Elgie Holstein, a senior energy adviser to the Obama campaign and former chief of staff at the U.S. Department of Energy, said the president’s policies have helped boost development of renewable energy, which he said is a crucial element in developing energy policy. He said Romney, the former governor of Massachusetts, does not support renewable energy.
“Governor Romney talks about energy independence, but he wants to take off the table the things we need to get there,” Holstein said. “President Obama has doubled our use of renewables in this country and we’re on the way to doubling the fuel efficiency of our cars and trucks by 2025. These are things that Governor Romney just doesn’t support.”
But Romney supporter Jeff Holmstead, head of the Environmental Strategies Group for the law firm Bracewell & Giuliani and a former assistant administrator at the U.S. Environmental Protection Agency (EPA), said Obama has stifled development of conventional energy sources so the government can help subsidize renewable projects instead.
“The number of permits that have been issued for any type of an energy project has trickled to almost nothing, so there is a difference between seeking jobs that can only be achieved through federal subsidies and actually getting the federal government out of the way and letting people develop the resources that are at our disposal today,” he said.
He said the “heavy hand” of government has made it too hard to get permits for conventional sources, and said the coal industry has been a particular target since Obama took office.
“[A] much more expensive energy is all he’s given us so far,” he said.
Holstein, however, countered that Obama’s policies have struck a balance between environmental and economic concerns.
“The president has committed over $5 billion … to clean coal,” he said. “It isn’t that the president opposes coal, it’s that we no longer have to make these choices between a dirty environment a healthy economy.”
Holstein said the low price of natural gas has been the biggest problem for coal.
“If coal is losing market share to natural gas … these are choices that industry is free to make under this administration,” he said.
He added that Obama deserves credit for increased natural gas production and a drop in oil imports, countering Republican complaints that he is blocking production.
“You can’t turn around and say that somehow or other the president is blocking these things when clearly it’s happening,” he said.
Holmstead said the energy industry, not Obama, should get the credit for any increases in production.
“It is completely disingenuous for the president to say, as he did, ‘We cut oil imports.‘ The president hasn’t done anything,” he said. “It’s like the rooster taking credit for the sun coming up.”
Holmstead said Romney would spur American oil and gas production by giving more power to the states, but not at the expense of environmental concerns.

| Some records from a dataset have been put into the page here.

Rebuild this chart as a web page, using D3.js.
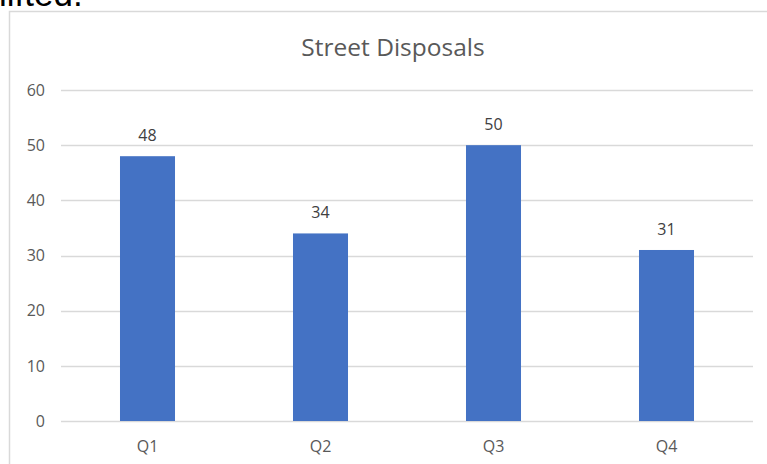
<!DOCTYPE html>
<html><head><meta charset="utf-8">
<script src="https://cdn.jsdelivr.net/npm/d3@7"></script>
<style>html,body{margin:0;padding:0;background:#fff;overflow:hidden}</style>
</head><body>
<script>
const categories = ["Q1", "Q2", "Q3", "Q4"];
const values = [48, 34, 50, 31];
const yTicks = [0, 10, 20, 30, 40, 50, 60];
const title = "Street Disposals";
const topText = "lifted.";

const W = 767, H = 464;
const svg = d3.select("body").append("svg").attr("width", W).attr("height", H);
const font = "'Open Sans', 'Noto Sans', sans-serif";

svg.append("text").attr("x", -1).attr("y", 6).text(topText)
  .attr("font-family", "'Liberation Sans', Arial, sans-serif").attr("font-size", 35).attr("fill", "#000");

// chart box (extends beyond viewport right/bottom)
svg.append("rect").attr("x", 9.5).attr("y", 11.5).attr("width", 800).attr("height", 500)
  .attr("fill", "#fff").attr("stroke", "#d9d9d9").attr("stroke-width", 1.5);

const x = d3.scaleBand().domain(categories).range([61, 753]).paddingInner(0.682).paddingOuter(0.341);
const y = d3.scaleLinear().domain([0, 60]).range([421, 90]);

const g = svg.append("g");
g.selectAll("line.grid").data(yTicks).join("line").attr("class", "grid")
  .attr("x1", 61).attr("x2", 753).attr("y1", d => Math.round(y(d)) + 0.5).attr("y2", d => Math.round(y(d)) + 0.5)
  .attr("stroke", "#d9d9d9").attr("stroke-width", 1.3);

g.selectAll("text.yl").data(yTicks).join("text").attr("class", "yl")
  .attr("x", 45).attr("y", d => y(d)).attr("dy", "0.36em").attr("text-anchor", "end")
  .attr("font-family", font).attr("font-size", 16).attr("fill", "#595959").text(d => d);

g.selectAll("rect.bar").data(values).join("rect").attr("class", "bar")
  .attr("x", (d, i) => x(categories[i])).attr("width", x.bandwidth())
  .attr("y", d => y(d)).attr("height", d => y(0) - y(d)).attr("fill", "#4472C4");

g.selectAll("text.vl").data(values).join("text").attr("class", "vl")
  .attr("x", (d, i) => x(categories[i]) + x.bandwidth() / 2).attr("y", d => y(d) - 15)
  .attr("text-anchor", "middle").attr("font-family", font).attr("font-size", 16).attr("fill", "#404040").text(d => d);

g.selectAll("text.xl").data(categories).join("text").attr("class", "xl")
  .attr("x", d => x(d) + x.bandwidth() / 2).attr("y", 452)
  .attr("text-anchor", "middle").attr("font-family", font).attr("font-size", 16).attr("fill", "#595959").text(d => d);

svg.append("text").attr("x", 393).attr("y", 56).attr("text-anchor", "middle")
  .attr("font-family", font).attr("font-size", 24.5).attr("fill", "#595959").text(title);
</script>
</body></html>
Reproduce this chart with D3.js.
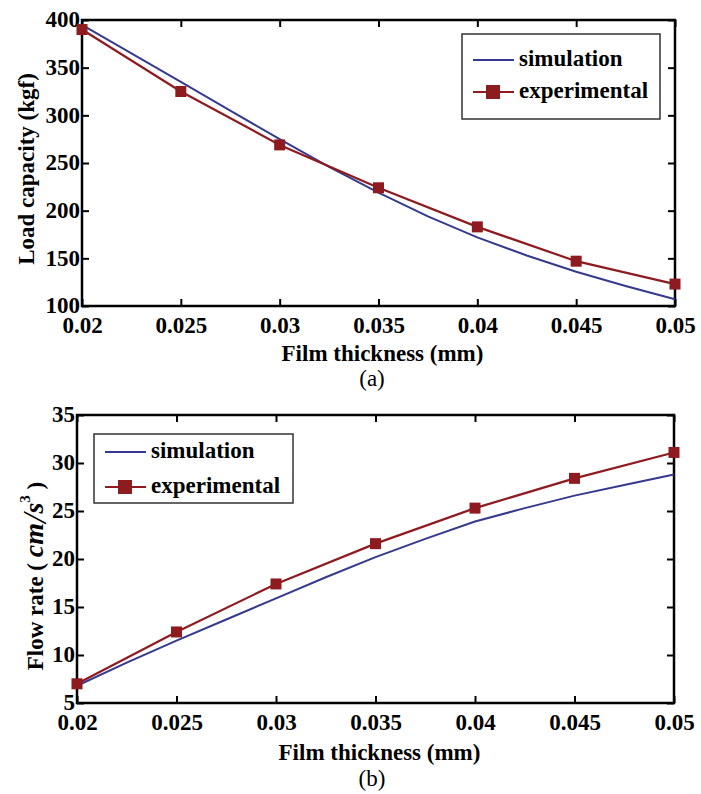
<!doctype html>
<html lang="en">
<head>
  <meta charset="utf-8">
  <script src="https://cdn.jsdelivr.net/npm/d3@7"></script>
</head>
<style>
    body { margin: 0; background: white; }
    svg { display: block; background-color: white; font-family: "Liberation Serif", "Times New Roman", serif; }
</style>
<body>
<script>
    // film thickness (mm)
    let thickness = [0.02, 0.025, 0.03, 0.035, 0.04, 0.045, 0.05]
    let thicknessFine = [0.02, 0.0225, 0.025, 0.0275, 0.03, 0.0325, 0.035, 0.0375, 0.04, 0.0425, 0.045, 0.0475, 0.05]
    let xTicks = [0.02, 0.025, 0.03, 0.035, 0.04, 0.045, 0.05]

    // (a) load capacity (kgf)
    let loadSim = [395, 365, 335, 305, 275, 246, 219, 194, 172, 153, 136, 121, 107]
    let loadExp = [390, 325, 269, 224, 183, 147, 123]
    let loadTicks = [100, 150, 200, 250, 300, 350, 400]

    // (b) flow rate
    let flowSim = [6.8, 9.2, 11.5, 13.7, 15.9, 18.1, 20.2, 22.1, 23.9, 25.3, 26.6, 27.7, 28.8]
    let flowExp = [7.0, 12.4, 17.4, 21.6, 25.3, 28.4, 31.1]
    let flowTicks = [5, 10, 15, 20, 25, 30, 35]

    let seriesNames = ['simulation', 'experimental']
    let simColor = '#363a8e'
    let expColor = '#8e1b1f'
    let fs = '23px'

    let svg = d3.select('body').append('svg')
        .attr('width', 701)
        .attr('height', 794)

    let drawPanel = (p) => {
        let x = d3.scaleLinear().domain([0.02, 0.05]).range([p.left, p.right])
        let y = d3.scaleLinear().domain(p.domain).range([p.bottom, p.top])
        let g = svg.append('g')
        let tl = 7

        // ticks on all four sides, pointing inward
        let bottomAxis = d3.axisBottom(x).tickValues(xTicks).tickSize(-tl).tickPadding(tl + 4)
            .tickFormat(d => d3.format('')(+d.toFixed(3)))
        let topAxis = d3.axisTop(x).tickValues(xTicks).tickSize(-tl).tickFormat('')
        let leftAxis = d3.axisLeft(y).tickValues(p.ticks).tickSize(-tl).tickPadding(2)
        let rightAxis = d3.axisRight(y).tickValues(p.ticks).tickSize(-tl).tickFormat('')

        let ax = [
            g.append('g').attr('transform', `translate(0,${p.bottom})`).call(bottomAxis),
            g.append('g').attr('transform', `translate(0,${p.top})`).call(topAxis),
            g.append('g').attr('transform', `translate(${p.left},0)`).call(leftAxis),
            g.append('g').attr('transform', `translate(${p.right},0)`).call(rightAxis)
        ]
        for (let a of ax) {
            a.attr('font-family', null)
            a.select('.domain').remove()
            a.selectAll('line').attr('stroke', '#000').attr('stroke-width', 2)
            a.selectAll('text')
                .attr('fill', '#000')
                .style('font-family', '"Liberation Serif", serif')
                .style('font-weight', 'bold')
                .style('font-size', fs)
        }
        ax[0].selectAll('text').attr('dy', '0.7em')
        ax[2].selectAll('text').attr('dy', '0.3em')

        g.append('rect')
            .attr('x', p.left).attr('y', p.top)
            .attr('width', p.right - p.left).attr('height', p.bottom - p.top)
            .attr('fill', 'none').attr('stroke', '#000').attr('stroke-width', 2.5)

        let line = d3.line().x(d => x(d[0])).y(d => y(d[1]))

        g.append('path')
            .datum(thicknessFine.map((t, i) => [t, p.sim[i]]))
            .attr('d', line)
            .attr('fill', 'none').attr('stroke', simColor).attr('stroke-width', 2)

        let expPts = thickness.map((t, i) => [t, p.exp[i]])
        g.append('path')
            .datum(expPts)
            .attr('d', line)
            .attr('fill', 'none').attr('stroke', expColor).attr('stroke-width', 2.2)

        g.selectAll('.marker').data(expPts).enter().append('rect')
            .attr('x', d => x(d[0]) - 5.5).attr('y', d => y(d[1]) - 5.5)
            .attr('width', 11).attr('height', 11)
            .attr('fill', expColor)

        // axis title and caption
        g.append('text')
            .attr('x', (p.left + p.right) / 2 + 4).attr('y', p.xTitleY)
            .attr('text-anchor', 'middle')
            .style('font-weight', 'bold').style('font-size', fs)
            .text('Film thickness (mm)')

        g.append('text')
            .attr('x', 372).attr('y', p.capY)
            .attr('text-anchor', 'middle')
            .style('font-size', '23px')
            .text(p.caption)

        // legend
        let lg = p.legend
        g.append('rect')
            .attr('x', lg.x).attr('y', lg.y).attr('width', lg.w).attr('height', lg.h)
            .attr('fill', 'white').attr('stroke', '#333').attr('stroke-width', 1.5)
        seriesNames.forEach((name, i) => {
            let ry = lg.y + lg.row0 + i * lg.gap
            g.append('line')
                .attr('x1', lg.x + 11).attr('x2', lg.x + 52)
                .attr('y1', ry).attr('y2', ry)
                .attr('stroke', i == 0 ? simColor : expColor).attr('stroke-width', 2)
            if (i == 1) {
                g.append('rect')
                    .attr('x', lg.x + 31 - 7).attr('y', ry - 7).attr('width', 14).attr('height', 14)
                    .attr('fill', expColor)
            }
            g.append('text')
                .attr('x', lg.x + 57).attr('y', ry + 6)
                .style('font-weight', 'bold').style('font-size', fs)
                .text(name)
        })
        return g
    }

    let ga = drawPanel({
        left: 82, right: 675, top: 20, bottom: 306,
        domain: [100, 400], ticks: loadTicks,
        sim: loadSim, exp: loadExp,
        xTitleY: 361, capY: 386, caption: '(a)',
        legend: {x: 462, y: 34, w: 198, h: 85, row0: 26, gap: 32}
    })
    ga.append('text')
        .attr('transform', 'translate(34,169) rotate(-90)')
        .attr('text-anchor', 'middle')
        .style('font-weight', 'bold').style('font-size', fs)
        .text('Load capacity (kgf)')

    let gb = drawPanel({
        left: 77, right: 674, top: 415, bottom: 703,
        domain: [5, 35], ticks: flowTicks,
        sim: flowSim, exp: flowExp,
        xTitleY: 760, capY: 786, caption: '(b)',
        legend: {x: 94, y: 434, w: 199, h: 69, row0: 18, gap: 35}
    })
    let yt = gb.append('text')
        .attr('transform', 'translate(43,576) rotate(-90)')
        .attr('text-anchor', 'middle')
        .style('font-weight', 'bold').style('font-size', '23px')
    yt.append('tspan').text('Flow rate ( ')
    yt.append('tspan').style('font-style', 'italic').style('font-size', '28px').text('cm')
    yt.append('tspan').style('font-style', 'italic').style('font-weight', 'normal').style('font-size', '34px').attr('dy', 3).text('/')
    yt.append('tspan').style('font-style', 'italic').style('font-size', '28px').attr('dy', -3).text('s')
    yt.append('tspan').style('font-size', '15px').attr('dy', -13).text('3')
    yt.append('tspan').attr('dy', 13).text('  )')
</script>
</body>
</html>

“There are much better ways of achieving our environmental objectives, and that’s what the Romney campaign has said they want to do,” he said.
Holmstead said environmentalists have too much sway in determining energy policy under Obama.
“There has always been … robust debate within administrations to try and balance energy concerns and environmental concerns,” he said. “Under this administration, our energy policy has been completely turned over to EPA.”
Holstein said he was concerned about the direction Romney would take energy policy.
Holstein said the Obama administration is not interested in regulating hydraulic fracturing as long as the states are doing their job.
“The states have really taken the lead on this and I think they’re doing a good job,” he said.
Holmstead said that while the Romney campaign agreed with that approach, he doubted whether the Obama administration would opt not to regulate fracking since there are already six federal agencies looking at the issue.
“There does need to be oversight, I think the public needs to understand this can be done safely, but we don’t need more federal government involvement,” he said.